= Gimbaled thrust =

System of thrust vectoring used in rockets

Gimbaled thrust for different gimbal angles

Animation of the motion of a rocket as the nozzle is gimbaled

Gimbaled thrust is the system of thrust vectoring used in most rockets, including the Space Shuttle, the Saturn V lunar rockets, and the Falcon 9.

==Operation==
In a gimbaled thrust system, the engine or just the exhaust nozzle of the rocket can be swiveled on two axes (pitch and yaw) from side to side. As the nozzle is moved, the direction of the thrust is changed relative to the center of gravity of the rocket.

The diagram illustrates three cases. The middle rocket shows the straight-line flight configuration in which the direction of thrust is along the center line of the rocket and through the center of gravity of the rocket. On the rocket at the left, the nozzle has been deflected to the left and the thrust line is now inclined to the rocket center line at an angle called the gimbal angle. Since the thrust no longer passes through the center of gravity, a torque is generated about the center of gravity and the nose of the rocket turns to the left. If the nozzle is gimbaled back along the center line, the rocket will move to the left. On the rocket at the right, the nozzle has been deflected to the right and the nose is moved to the right.

==Details and examples==
Thrust vectoring for many liquid rockets is achieved by gimbaling the whole engine. This involves moving the entire combustion chamber and outer engine bell as on the Titan II's twin first-stage motors, or even the entire engine assembly including the related fuel and oxidizer pumps. The Saturn V and the Space Shuttle used gimbaled engines.

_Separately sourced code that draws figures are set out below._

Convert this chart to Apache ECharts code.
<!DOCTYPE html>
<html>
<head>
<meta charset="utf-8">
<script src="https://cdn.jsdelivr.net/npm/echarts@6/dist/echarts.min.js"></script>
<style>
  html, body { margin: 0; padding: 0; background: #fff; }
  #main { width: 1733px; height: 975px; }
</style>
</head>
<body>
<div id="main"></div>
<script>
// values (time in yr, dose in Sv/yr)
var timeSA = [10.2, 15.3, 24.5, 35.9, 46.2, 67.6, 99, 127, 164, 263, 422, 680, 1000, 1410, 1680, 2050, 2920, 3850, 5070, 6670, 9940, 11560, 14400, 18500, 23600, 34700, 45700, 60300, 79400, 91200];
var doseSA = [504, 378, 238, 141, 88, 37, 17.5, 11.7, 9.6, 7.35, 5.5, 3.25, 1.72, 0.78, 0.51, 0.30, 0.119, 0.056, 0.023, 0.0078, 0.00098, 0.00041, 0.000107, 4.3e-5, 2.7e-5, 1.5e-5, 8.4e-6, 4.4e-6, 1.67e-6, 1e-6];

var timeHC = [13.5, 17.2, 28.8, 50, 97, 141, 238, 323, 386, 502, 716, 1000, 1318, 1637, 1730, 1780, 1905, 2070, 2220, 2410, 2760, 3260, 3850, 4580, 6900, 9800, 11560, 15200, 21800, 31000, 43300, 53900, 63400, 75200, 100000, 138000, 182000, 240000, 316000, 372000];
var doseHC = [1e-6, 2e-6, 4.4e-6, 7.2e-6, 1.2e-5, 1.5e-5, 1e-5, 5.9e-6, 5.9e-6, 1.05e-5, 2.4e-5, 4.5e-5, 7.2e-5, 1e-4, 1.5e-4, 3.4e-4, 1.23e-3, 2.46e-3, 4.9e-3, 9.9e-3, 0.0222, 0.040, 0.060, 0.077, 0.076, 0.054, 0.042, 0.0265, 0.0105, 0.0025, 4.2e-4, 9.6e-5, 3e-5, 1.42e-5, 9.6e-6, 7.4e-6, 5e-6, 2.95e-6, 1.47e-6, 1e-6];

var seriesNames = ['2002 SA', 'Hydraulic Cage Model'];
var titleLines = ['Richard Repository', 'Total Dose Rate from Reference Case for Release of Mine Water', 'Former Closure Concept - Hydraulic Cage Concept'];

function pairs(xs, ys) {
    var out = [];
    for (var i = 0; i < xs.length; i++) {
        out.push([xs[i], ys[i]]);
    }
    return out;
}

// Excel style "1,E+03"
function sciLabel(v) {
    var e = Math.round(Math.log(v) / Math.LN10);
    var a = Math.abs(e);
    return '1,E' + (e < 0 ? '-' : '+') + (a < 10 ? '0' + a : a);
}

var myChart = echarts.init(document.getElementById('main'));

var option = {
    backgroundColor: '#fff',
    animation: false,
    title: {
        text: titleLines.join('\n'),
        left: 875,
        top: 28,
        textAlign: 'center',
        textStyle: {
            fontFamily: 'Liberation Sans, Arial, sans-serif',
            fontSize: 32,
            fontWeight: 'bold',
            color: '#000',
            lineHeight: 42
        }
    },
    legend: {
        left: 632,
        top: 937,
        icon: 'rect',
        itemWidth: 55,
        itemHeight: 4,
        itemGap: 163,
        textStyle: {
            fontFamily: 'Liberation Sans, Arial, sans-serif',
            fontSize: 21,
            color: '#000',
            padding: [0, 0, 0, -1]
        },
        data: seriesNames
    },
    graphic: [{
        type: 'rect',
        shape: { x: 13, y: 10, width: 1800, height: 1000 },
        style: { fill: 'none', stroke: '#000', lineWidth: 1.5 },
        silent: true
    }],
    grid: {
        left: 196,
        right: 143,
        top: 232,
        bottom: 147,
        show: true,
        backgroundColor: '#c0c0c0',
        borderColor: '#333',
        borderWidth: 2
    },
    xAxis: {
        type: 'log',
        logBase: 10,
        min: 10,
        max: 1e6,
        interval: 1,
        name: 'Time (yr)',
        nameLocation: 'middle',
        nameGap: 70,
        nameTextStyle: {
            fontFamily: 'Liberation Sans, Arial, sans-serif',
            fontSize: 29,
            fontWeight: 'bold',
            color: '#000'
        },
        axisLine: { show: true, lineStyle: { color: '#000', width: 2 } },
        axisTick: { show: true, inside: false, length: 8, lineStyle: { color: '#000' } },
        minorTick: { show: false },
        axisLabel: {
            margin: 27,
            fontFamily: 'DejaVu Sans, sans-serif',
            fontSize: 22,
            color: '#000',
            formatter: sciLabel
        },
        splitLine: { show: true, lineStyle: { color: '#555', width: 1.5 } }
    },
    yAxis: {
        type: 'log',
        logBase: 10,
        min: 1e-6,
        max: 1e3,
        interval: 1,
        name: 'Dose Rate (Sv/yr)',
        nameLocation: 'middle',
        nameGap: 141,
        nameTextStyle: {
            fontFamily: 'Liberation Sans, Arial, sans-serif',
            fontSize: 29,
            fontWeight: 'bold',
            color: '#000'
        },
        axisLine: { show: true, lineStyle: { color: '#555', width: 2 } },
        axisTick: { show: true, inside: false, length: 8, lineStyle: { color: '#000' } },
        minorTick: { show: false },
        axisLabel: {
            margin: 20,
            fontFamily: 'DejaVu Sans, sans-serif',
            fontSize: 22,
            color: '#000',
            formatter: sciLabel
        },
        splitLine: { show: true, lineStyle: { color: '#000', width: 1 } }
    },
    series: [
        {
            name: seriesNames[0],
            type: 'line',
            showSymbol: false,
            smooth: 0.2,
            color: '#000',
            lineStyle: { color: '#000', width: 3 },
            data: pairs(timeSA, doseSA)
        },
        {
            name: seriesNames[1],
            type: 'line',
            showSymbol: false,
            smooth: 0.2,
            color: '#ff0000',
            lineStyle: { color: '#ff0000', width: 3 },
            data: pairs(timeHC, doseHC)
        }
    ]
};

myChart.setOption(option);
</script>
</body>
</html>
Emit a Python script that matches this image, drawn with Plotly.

A later method developed for solid propellant ballistic missiles achieves thrust vectoring by deflecting only the nozzle of the rocket using electric actuators or hydraulic cylinders. The nozzle is attached to the missile via a ball joint with a hole in the centre, or a flexible seal made of a thermally resistant material, the latter generally requiring more torque and a higher power actuation system. The Trident C4 and D5 systems are controlled via hydraulically actuated nozzle. The STS SRBs used gimbaled nozzles.